Quando o arcabouço teórico é mais definido, e nele está inserido conscientemente o magistrado, a previsibilidade do julgamento é maior, do que é exemplo claro a Suprema Corte dos Estados Unidos e a divisão filosófica entre conservadores e liberais. Mesmo assim, ambas as linhas filosóficas pecam por incompletude e incoerência, porque ainda trabalham, como exposto no artigo anterior, sob domínio do inconsciente, e porque a simbologia ocidental está fragmentada desde a modernidade, pela separação cartesiana e os seus efeitos prejudiciais à integridade do conhecimento científico no período subsequente, incluída a atual teoria do Direito.

Daí porque é necessária a restauração da cosmovisão Cristã, com sua adequada simbologia, para posicionar os sujeitos corretamente dentro de uma objetividade teórica integral, com unidade psíquica entre consciente e inconsciente, através do uso apropriado dos símbolos na sociedade.

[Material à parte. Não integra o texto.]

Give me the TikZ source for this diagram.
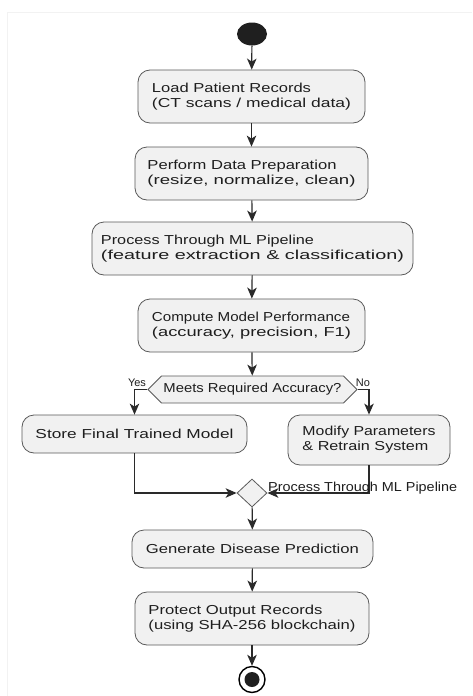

O Estado, ou Igreja, a Ekklesia de Cristo, é um sistema de ideias corretas, adotado por um grupo de pessoas, um pensamento encarnado em pessoas que agem convenientemente, com fundamento na dignidade humana, que encarnam o Logos, sendo expressão viva da Sabedoria. O Cristianismo é também um sistema meritocrático de liderança, baseado em ideias, fundado no Logos, em que têm mais mérito e, portanto, mais autoridade aqueles que melhor encarnam consciente e permanentemente o respectivo sistema de ideias, manifestam o sistema jurídico em comportamento e linguagem.

O juiz Cristo é o que conhece biblicamente, porque O vive, o Logos, conhece o Princípio que dá unidade ao sistema e sustenta a totalidade e a integridade do Direito, mantendo conduta irrepreensível na vida pública e particular, sendo santo porque santo é o Pai, santa é a Lei, santo é o Logos, e por isso seu julgamento é imparcial, porque sua subjetividade é uniplurissubjetiva, ele é, objetivamente, a própria Humanidade, uma Ideia realizada em uma pessoa que compartilha essa Ideia em sua vida privada e profissional, mantendo a unidade social no plano moral, o que implica ser ético, e jurídico, o que significa ser justo.

Essa é a correta teoria, essa a simbologia que será, enfim, alçada à condição de verdade científica, o que é condição para a Paz, para a realização do Reino, quando “o poder de julgar” será entregue ao juiz Cristo (Ap 20, 4), depois que Jesus Cristo for devidamente reconhecido e elevado, em nossa simbologia prática, Religiosa, Política e Jurídica, ao lugar que lhe cabe, à direita de Deus.

Em verdade vos digo que, quando as coisas forem renovadas, e o Filho do Homem se assentar no seu trono de glória, também vós, que me seguistes, vos sentareis em doze tronos para julgar as doze tribos de Israel” (Mt 19, 28).